Each room and storage area had been ransacked, and it was apparent the thieves were coming back for more: quilts were removed from beds, loaded with about-to-be-stolen property, bundled up for retrieval by those they did not belong to. Windows in the cabin were covered with sheets, and the family believes the items were taken some time between Jan. 4, when the last renters were there, and Jan. 18, when Tammy and Mark showed up. This burglary was not unlike others in the area in recent months.
Their story was shared far and wide through social media, as the Johnsons made clear their sentimental attachments to some of the special stolen items, such as the Jeep. The vehicle, originally her late dad’s and now more than 25 years old, held a wealth of family memories, even if it was prone to quirks — stalling out on more than a few occasions. That’s why they always carried a jump-starter when they took the Jeep out, Tammy said. The Jeep would stall, they’d laugh and wait patiently, jump it and carry on. That jump-starter was stolen, too.
That quirky stalling is quite possibly what saved the Jeep in the end — it may have stopped cold and refused to start, leaving the suspects up the proverbial creek or, rather, high centered on a log, as it turns out.
The abandoned Jeep was reported to authorities on Saturday, Jan. 23, by Forest Service personnel, and around 3 p.m. when the plates were checked and the Jeep came back as stolen, local CHP gave Tammy a call. The red Jeep had been found.
Tammy says the tow truck driver explained he’d picked up the Jeep around Road 221/222 in the Bass Lake Annex area near the water towers. It was stuck on a log, and it took him three hours to get that Jeep out, he said. The Jeep had been partially painted, black on the door, and the steering column and dashboard were trashed with what looks a hammer, according to Tammy. The stolen cover was on.
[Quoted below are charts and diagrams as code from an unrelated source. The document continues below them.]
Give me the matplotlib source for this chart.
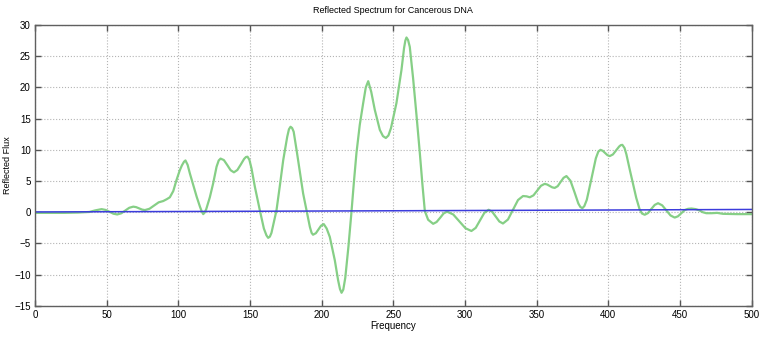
import matplotlib.pyplot as plt

# green curve: reflected flux
freq = [0, 10, 20, 30, 38, 42, 46.5, 49.2, 52, 54.7, 57.4, 60.2, 63, 65.8, 68.6,
        70.6, 72.7, 74.7, 76.7, 79.9, 83.1, 86.3, 89.5, 92, 94.1, 96.5, 98.8, 101,
        102.5, 104, 105, 106.5, 108.1, 110.5, 112.8, 115.1, 116.4, 117.4, 118.4,
        119.5, 122, 124.3, 126.7, 128.2, 129.5, 131.8, 134.2, 136.5, 138.8, 141.2,
        143.6, 145.9, 147.2, 148.3, 149.6, 151.1, 153.4, 156.9, 159.7, 161.5, 162.7,
        163.9, 165, 168.5, 171, 173.2, 176, 177.2, 178.3, 179.4, 180.5, 182.5,
        184.8, 187.1, 189.5, 191.8, 193, 194, 196, 197.8, 199.6, 201.5, 203.5, 205.7,
        209.2, 211.5, 212.8, 213.9, 215.1, 216.5, 218.7, 220.8, 222.5, 224.3, 226.6,
        229, 230.8, 232.5, 234.6, 237.1, 240.6, 242.8, 244.8, 246.6, 248.4, 252.2,
        255.7, 257.5, 258.4, 259.2, 260.3, 261.5, 263.8, 266.2, 268.5, 270.3, 272,
        274.3, 277.8, 280.2, 282.7, 285.1, 287.5, 291.8, 296, 300.3, 304.5, 307.5,
        310.5, 313.5, 316.5, 319, 321.5, 324, 326.5, 330, 333.5, 337, 340.5, 343,
        345.2, 347.8, 350.4, 353, 355.6, 357.3, 359.1, 360.9, 362.6, 364.7, 366.7,
        368.8, 370.8, 373.6, 376.4, 379.1, 380.5, 381.9, 383.3, 385, 388.2, 391.3,
        393, 394.5, 396.1, 397.8, 399.4, 401, 403.2, 405.4, 407.6, 408.7, 409.8,
        411.3, 412.6, 414.9, 417.2, 419.5, 421.8, 423.5, 425.4, 427.7, 430, 432.4,
        434.7, 437.6, 440.5, 443.4, 446.3, 448.6, 451, 453.3, 455.6, 458, 461, 463.5,
        466, 468.4, 472, 476, 480, 490, 500]
flux = [-0.1, -0.1, -0.1, -0.05, 0.05, 0.3, 0.5, 0.38, 0.08, -0.23, -0.35, -0.17,
        0.28, 0.72, 0.9, 0.82, 0.63, 0.43, 0.35, 0.56, 1.08, 1.59, 1.8, 2.1, 2.4,
        3.4, 5.2, 6.7, 7.5, 8.1, 8.3, 7.6, 6.2, 4.3, 2.5, 0.9, 0.1, -0.3, -0.05,
        0.5, 2.4, 4.6, 7.3, 8.3, 8.6, 8.36, 7.55, 6.74, 6.4, 6.77, 7.65, 8.54, 8.85,
        8.9, 8.4, 7.0, 4.1, 0.3, -2.6, -3.7, -4.1, -3.9, -3.3, 0.3, 4.5, 8.35, 12.1,
        13.3, 13.7, 13.5, 12.9, 10.0, 6.5, 3.0, 0.3, -2.35, -3.3, -3.6, -3.35,
        -2.75, -2.15, -1.9, -2.6, -3.95, -7.7, -10.9, -12.3, -12.9, -12.4, -10.5,
        -5.5, 0.0, 4.8, 9.5, 14.0, 17.5, 20.0, 21.0, 19.3, 16.4, 13.2, 12.2, 11.9,
        12.3, 13.5, 17.5, 22.8, 26.3, 27.5, 28.0, 27.6, 26.5, 21.5, 15.5, 9.5, 4.5,
        0.2, -1.2, -1.85, -1.56, -0.88, -0.19, 0.1, -0.35, -1.45, -2.55, -3.0, -2.5,
        -1.3, -0.1, 0.4, 0.08, -0.7, -1.48, -1.8, -1.16, 0.4, 1.96, 2.6, 2.55, 2.4,
        2.71, 3.48, 4.24, 4.55, 4.45, 4.22, 3.99, 3.9, 4.18, 4.85, 5.52, 5.8, 5.05,
        3.23, 1.4, 0.85, 0.65, 1.0, 2.0, 5.33, 8.64, 9.7, 10.0, 9.85, 9.5, 9.15, 9.0,
        9.26, 9.9, 10.54, 10.75, 10.8, 10.3, 9.3, 6.9, 4.6, 2.3, 0.5, -0.2, -0.4,
        -0.13, 0.53, 1.18, 1.45, 1.11, 0.3, -0.51, -0.85, -0.65, -0.15, 0.35, 0.55,
        0.6, 0.5, 0.3, 0.0, -0.15, -0.15, -0.1, -0.25, -0.3, -0.3]

# blue reference line
ref_freq = [0, 100, 200, 300, 400, 500]
ref_flux = [0.05, 0.12, 0.2, 0.28, 0.36, 0.45]

xticks = [0, 50, 100, 150, 200, 250, 300, 350, 400, 450, 500]
yticks = [-15, -10, -5, 0, 5, 10, 15, 20, 25, 30]

plt.rcParams['font.family'] = ['Liberation Sans', 'DejaVu Sans']

fig = plt.figure(figsize=(7.6, 3.38), dpi=100)
ax = fig.add_axes([0.046, 0.095, 0.943, 0.831])

ax.plot(freq, flux, color='#86cf86', linewidth=1.6)
ax.plot(ref_freq, ref_flux, color='#3c3cdc', linewidth=1.1)

ax.set_xlim(0, 500)
ax.set_ylim(-15, 30)
ax.set_xticks(xticks)
ax.set_yticks(yticks)
ax.tick_params(direction='in', top=True, right=True, length=4, width=1,
               labelsize=7, color='#555555', pad=3)
ax.grid(True, linestyle=':', color='#b4b4b4', linewidth=0.8)
for s in ax.spines.values():
    s.set_color('#606060')
    s.set_linewidth(1.0)

ax.set_title("Reflected Spectrum for Cancerous DNA", fontsize=6.5, pad=9)
ax.set_xlabel("Frequency", fontsize=7, labelpad=1)
ax.set_ylabel("Reflected Flux", fontsize=6.5, labelpad=2)

fig.savefig("out.png", dpi=100)
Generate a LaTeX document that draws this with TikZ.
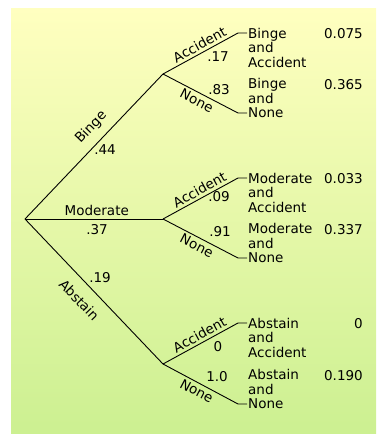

Now the Jeep will be inspected by the Sheriff’s Office and eventually returned to the Johnsons, who will treasure its little quirks even more than before.
Tammy says the family is very grateful to everyone in the foothills who shared the story through the news and on social media, and looked out for the Jeep, including the California Highway Patrol and the Madera County Sheriff’s Department.